The AJC-JPost survey poses some additional questions of great interest (and challenge) regarding the relatively high percentage of non-Orthodox respondents who don't feel that there is an urgent, compelling problem in Israel's religion & state arena. Nearly a quarter (24%) of all respondents said that Israel's current relationship between religion and state is best, including 30% of Conservative and 24% of Reform Jews, despite their denominations being disenfranchised by that very relationship. Further, more than a quarter (27%) responded that no changes were necessary in Israeli Judaism, including 31% of Conservative and 22% of Reform Jews. These respondents did not prioritize equal recognition for all Jewish streams, pluralistic prayer at the Western Wall, nor civil marriage and divorce - for these 27%, Israeli Judaism's current state is satisfactory. While the majority of American Jews are indeed troubled by the current state of affairs in Israel and its impact upon them and the next generation of American Jews, this telling finding underscores the non-Orthodox Movements' ongoing challenge in conveying to their own members the facts, dire consequences, and urgency of the clash between religion and state in Israel to the future of Jewish Peoplehood and to the well-being of Israel.

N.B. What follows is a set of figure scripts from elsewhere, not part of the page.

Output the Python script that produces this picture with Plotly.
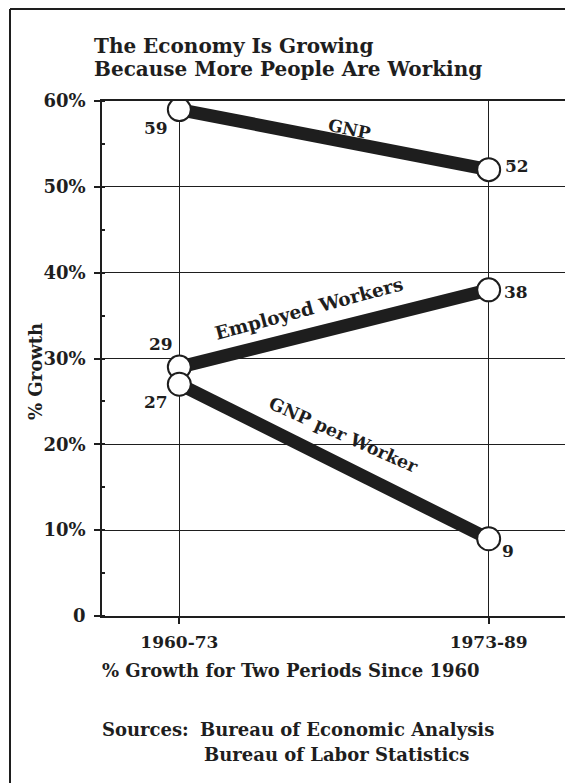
import plotly.graph_objects as go

periods = ["1960-73", "1973-89"]
gnp = [59, 52]
employed = [29, 38]
gnp_per_worker = [27, 9]
series_names = ["GNP", "Employed Workers", "GNP per Worker"]
y_ticks = [0, 10, 20, 30, 40, 50, 60]
y_ticktext = ["0", "10%", "20%", "30%", "40%", "50%", "60%"]

FONT = "DejaVu Serif"
INK = "#1e1e1e"

def f(size):
    return dict(family=FONT, size=size, color=INK, weight="bold")

# figure geometry (page body has an 8px offset)
W, H = 565, 775
ML, MR, MT, MB = 94, 7, 93, 167
PW, PH = W - ML - MR, H - MT - MB

def px(page_x):
    return (page_x - 8 - ML) / PW

def py(page_y):
    return (H - MB - (page_y - 8)) / PH

fig = go.Figure()
all_series = [gnp, employed, gnp_per_worker]
for name, vals in zip(series_names, all_series):
    fig.add_trace(go.Scatter(
        x=periods, y=vals, mode="lines", name=name,
        line=dict(color=INK, width=13), hoverinfo="skip"))
for name, vals in zip(series_names, all_series):
    fig.add_trace(go.Scatter(
        x=periods, y=vals, mode="markers", name=name,
        marker=dict(size=23, color="white", line=dict(color=INK, width=2)),
        hoverinfo="skip"))

annos = []
offsets = {
    ("GNP", 0): (-23, -18), ("GNP", 1): (28, 4),
    ("Employed Workers", 0): (-18, 23), ("Employed Workers", 1): (27, -2),
    ("GNP per Worker", 0): (-23, -18), ("GNP per Worker", 1): (19, -12),
}
for name, vals in zip(series_names, all_series):
    for i, v in enumerate(vals):
        dx, dy = offsets[(name, i)]
        annos.append(dict(x=periods[i], y=v, text=str(v), showarrow=False,
                          xshift=dx, yshift=dy, font=f(17)))

# (name, values, angle, fraction along line, vertical shift px, size)
line_label_cfg = [
    ("GNP", gnp, 12, 0.55, 14, 17),
    ("Employed Workers", employed, -15, 0.42, 26, 18.5),
    ("GNP per Worker", gnp_per_worker, 24, 0.53, 31, 17.5),
]
for name, vals, ang, t, shift, sz in line_label_cfg:
    yv = vals[0] + (vals[1] - vals[0]) * t
    annos.append(dict(x=t, y=yv, xref="x", yref="y", text=name, showarrow=False,
                      textangle=ang, yshift=shift, font=f(sz)))

annos += [
    dict(xref="paper", yref="paper", x=px(92), y=py(46), xanchor="left", yanchor="middle",
         text="The Economy Is Growing", showarrow=False, font=f(20)),
    dict(xref="paper", yref="paper", x=px(92), y=py(69), xanchor="left", yanchor="middle",
         text="Because More People Are Working", showarrow=False, font=f(20)),
    dict(xref="paper", yref="paper", x=px(100), y=py(670), xanchor="left", yanchor="middle",
         text="% Growth for Two Periods Since 1960", showarrow=False, font=f(18)),
    dict(xref="paper", yref="paper", x=px(100), y=py(729), xanchor="left", yanchor="middle",
         text="Sources:", showarrow=False, font=f(18)),
    dict(xref="paper", yref="paper", x=px(198), y=py(729), xanchor="left", yanchor="middle",
         text="Bureau of Economic Analysis", showarrow=False, font=f(18)),
    dict(xref="paper", yref="paper", x=px(202), y=py(754), xanchor="left", yanchor="middle",
         text="Bureau of Labor Statistics", showarrow=False, font=f(18)),
    dict(xref="paper", yref="paper", x=px(35), y=py(372), xanchor="center", yanchor="middle",
         text="% Growth", textangle=-90, showarrow=False, font=f(18)),
]
fig.update_layout(annotations=annos)

# outer frame
fig.add_shape(type="line", xref="paper", yref="paper",
              x0=px(10), x1=px(10), y0=py(800), y1=py(9),
              line=dict(color=INK, width=2))
fig.add_shape(type="line", xref="paper", yref="paper",
              x0=px(10), x1=px(600), y0=py(9), y1=py(9),
              line=dict(color=INK, width=2))

fig.update_xaxes(range=[-0.25, 1.25], showgrid=True, gridcolor=INK, gridwidth=1.4,
                 showline=True, linecolor=INK, linewidth=1.6, mirror=True,
                 ticks="outside", ticklen=6, tickcolor=INK, tickwidth=1.5,
                 ticklabelstandoff=4,
                 tickfont=f(17), zeroline=False, automargin=False,
                 fixedrange=True)
fig.update_yaxes(range=[0, 60], tickvals=y_ticks, ticktext=y_ticktext,
                 showgrid=True, gridcolor=INK, gridwidth=1.4,
                 showline=True, linecolor=INK, linewidth=1.6, mirror=True,
                 ticks="outside", ticklen=6, tickcolor=INK, tickwidth=1.5,
                 ticklabelstandoff=5,
                 minor=dict(dtick=5, ticks="inside", ticklen=3, tickcolor=INK, showgrid=False),
                 tickfont=f(18), zeroline=False, automargin=False,
                 fixedrange=True)

fig.update_layout(width=W, height=H, showlegend=False,
                  margin=dict(l=ML, r=MR, t=MT, b=MB),
                  paper_bgcolor="white", plot_bgcolor="white")

fig.write_html("out.html")
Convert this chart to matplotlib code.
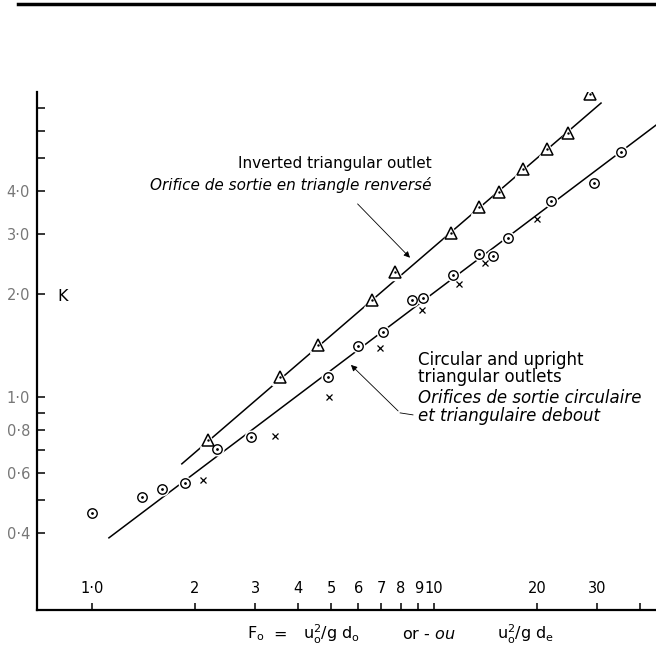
import matplotlib
matplotlib.use("Agg")
import matplotlib.pyplot as plt
from matplotlib.lines import Line2D
from matplotlib.ticker import NullLocator

# inverted triangular outlet (triangles)
tri_F = [2.18, 3.55, 4.58, 6.59, 7.69, 11.2, 13.5, 15.5, 18.2, 21.4, 24.6, 28.6]
tri_K = [0.748, 1.14, 1.42, 1.92, 2.32, 3.02, 3.59, 3.98, 4.64, 5.31, 5.92, 7.69]

# circular outlets (circles)
circ_F = [1.00, 1.40, 1.60, 1.87, 2.32, 2.92, 4.90, 6.00, 7.09, 8.62, 9.29,
          11.4, 13.5, 14.9, 16.5, 22.0, 29.4, 35.2]
circ_K = [0.458, 0.510, 0.538, 0.560, 0.705, 0.764, 1.14, 1.41, 1.55, 1.92, 1.95,
          2.27, 2.62, 2.58, 2.92, 3.74, 4.22, 5.21]

# upright triangular outlets (crosses)
up_F = [2.11, 3.43, 4.93, 6.95, 9.22, 11.8, 14.1, 20.0]
up_K = [0.572, 0.769, 1.00, 1.39, 1.79, 2.14, 2.47, 3.32]

# fitted lines, end points
fit_tri_F = [1.83, 30.8]
fit_tri_K = [0.637, 7.24]
fit_circ_F = [1.12, 44.6]
fit_circ_K = [0.387, 6.24]

# leader arrows
arrow_tri_start = (5.9, 3.72)
arrow_tri_tip = (8.62, 2.52)
arrow_circ_path_F = [8.68, 7.96]
arrow_circ_path_K = [0.886, 0.898]
arrow_circ_tip = (5.64, 1.257)

xticks = [1, 2, 3, 4, 5, 6, 7, 8, 9, 10, 20, 30, 40]
xticklabels = ['1·0', '2', '3', '4', '5', '6', '7', '8', '9', '10', '20', '30', '']
yticks = [0.4, 0.5, 0.6, 0.7, 0.8, 0.9, 1, 2, 3, 4, 5, 6, 7]
yticklabels = ['0·4', '', '0·6', '', '0·8', '', '1·0', '2·0', '3·0', '4·0', '', '', '']

fig = plt.figure(figsize=(6.56, 6.52), dpi=100)
ax = fig.add_axes([0.0564, 0.0644, 0.9436, 0.7945])

ax.set_xscale('log')
ax.set_yscale('log')
ax.set_xlim(0.69, 44.6)
ax.set_ylim(0.238, 7.8)

# fitted lines
ax.plot(fit_tri_F, fit_tri_K, color='black', lw=1.1, zorder=2)
ax.plot(fit_circ_F, fit_circ_K, color='black', lw=1.1, zorder=2)

# white halo under markers breaks the lines like in the drawing
ax.plot(tri_F, tri_K, '^', ms=12, mfc='white', mec='white', zorder=3)
ax.plot(circ_F, circ_K, 'o', ms=9, mfc='white', mec='white', zorder=3)

ax.plot(tri_F, tri_K, '^', ms=8.5, mfc='white', mec='black', mew=1.1, zorder=4)
ax.plot(tri_F, tri_K, '.', ms=1.5, color='black', zorder=5)
ax.plot(circ_F, circ_K, 'o', ms=6.8, mfc='white', mec='black', mew=1.0, zorder=4)
ax.plot(circ_F, circ_K, '.', ms=2, color='black', zorder=5)
ax.plot(up_F, up_K, 'x', ms=5, color='black', mew=0.9, zorder=4)

# leaders
ax.annotate('', xy=arrow_tri_tip, xytext=arrow_tri_start,
            arrowprops=dict(arrowstyle='-|>', lw=0.6, color='black', mutation_scale=9))
ax.plot(arrow_circ_path_F, arrow_circ_path_K, color='black', lw=0.6)
ax.annotate('', xy=arrow_circ_tip, xytext=(arrow_circ_path_F[1], arrow_circ_path_K[1]),
            arrowprops=dict(arrowstyle='-|>', lw=0.6, color='black', mutation_scale=9))

# axes style
for s in ['top', 'right']:
    ax.spines[s].set_visible(False)
ax.spines['left'].set_linewidth(1.6)
ax.spines['bottom'].set_linewidth(1.6)

ax.set_xticks(xticks)
ax.set_xticklabels(xticklabels)
ax.set_yticks(yticks)
ax.set_yticklabels(yticklabels)
ax.xaxis.set_minor_locator(NullLocator())
ax.yaxis.set_minor_locator(NullLocator())
ax.tick_params(axis='x', direction='in', length=5, width=1.1, pad=-21, labelsize=10.5)
ax.tick_params(axis='y', direction='in', length=6, width=1.1, pad=5, labelsize=10.5,
               labelcolor='#777777')

# texts
fig.text(0.096, 0.5445, 'K', fontsize=11.5, ha='center', va='center')
fig.text(0.6585, 0.7485, 'Inverted triangular outlet', fontsize=11, ha='right', va='center')
fig.text(0.6585, 0.7163, 'Orifice de sortie en triangle renversé', fontsize=11,
         ha='right', va='center', style='italic')
fig.text(0.637, 0.4479, 'Circular and upright', fontsize=12, ha='left', va='center')
fig.text(0.637, 0.4218, 'triangular outlets', fontsize=12, ha='left', va='center')
fig.text(0.637, 0.3896, 'Orifices de sortie circulaire', fontsize=12,
         ha='left', va='center', style='italic')
fig.text(0.637, 0.3620, 'et triangulaire debout', fontsize=12,
         ha='left', va='center', style='italic')

# x axis title, in pieces spaced like the drawing
fig.text(247 / 656, 0.0276, r'F$_{\rm o}$', fontsize=11.5, ha='left', va='center')
fig.text(280 / 656, 0.0276, '=', fontsize=11.5, ha='center', va='center')
fig.text(303 / 656, 0.0276, r'u$_{\rm o}^{2}$/g d$_{\rm o}$', fontsize=11.5,
         ha='left', va='center')
fig.text(402 / 656, 0.0276, r'or - $\it{ou}$', fontsize=11.5, ha='left', va='center')
fig.text(497 / 656, 0.0276, r'u$_{\rm o}^{2}$/g d$_{\rm e}$', fontsize=11.5,
         ha='left', va='center')

# page edge rule at the top of the scan
fig.add_artist(Line2D([0.028, 1.0], [0.994, 0.994], lw=2.5, color='black',
                      transform=fig.transFigure))

fig.savefig('out.png', dpi=100)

Of particular interest and importance is the growing divergence of opinion among Orthodox Jews. While the majority of the Orthodox express views in line with the “Status Quo” concept, there is an encouraging and interesting segment of American Jewish Orthodoxy that departs from this line and supports greater pluralism, diversity and freedom of religion. Nearly one quarter (23%) of Orthodox Jews favor separation of religion and state in Israel and also believe that Orthodox Judaism's exclusive status according to Israeli law weakens Israel's ties with American Jews. Further, 30% of Orthodox respondents believe that securing legal recognition of equality for all streams of Judaism (20%) or establishing the option for civil marriage and divorce in Israel (10%) would be the most important changes necessary in Israeli Judaism.

We at Hiddush are aware of this trend in Israel as well, and in the upcoming release of the 2016 Israel Religion and State Index (on the eve of Rosh Hashanah, stay tuned!) we will be taking a deeper look into the breakdown of views among Zionist Orthodox Jews in Israel, having commissioned an expanded sample of this sector in Israeli Jewish population beyond the general sample. This indicates, once again, that the battle over religious freedom and equality in Israel does not separate Orthodox from non-Orthodox, but rather those who believe in Israel as a Jewish and democratic state from those who want to see Israel function as a theocracy.

Hiddush puts special emphasis on reaching out and cooperating with modern Orthodox groups and individuals who share a vision of an inclusive and tolerant Israel, even as each group maintains strong commitment to its own beliefs and practices. The recent events that showed the disdain with which Israel’s rabbinic courts and establishments treat modern Orthodoxy (see for instance the recent Rabbi Lookstein controversy or the refusal to recognize Rabbi Riskin’s conversions) further underscore this emerging phenomenon.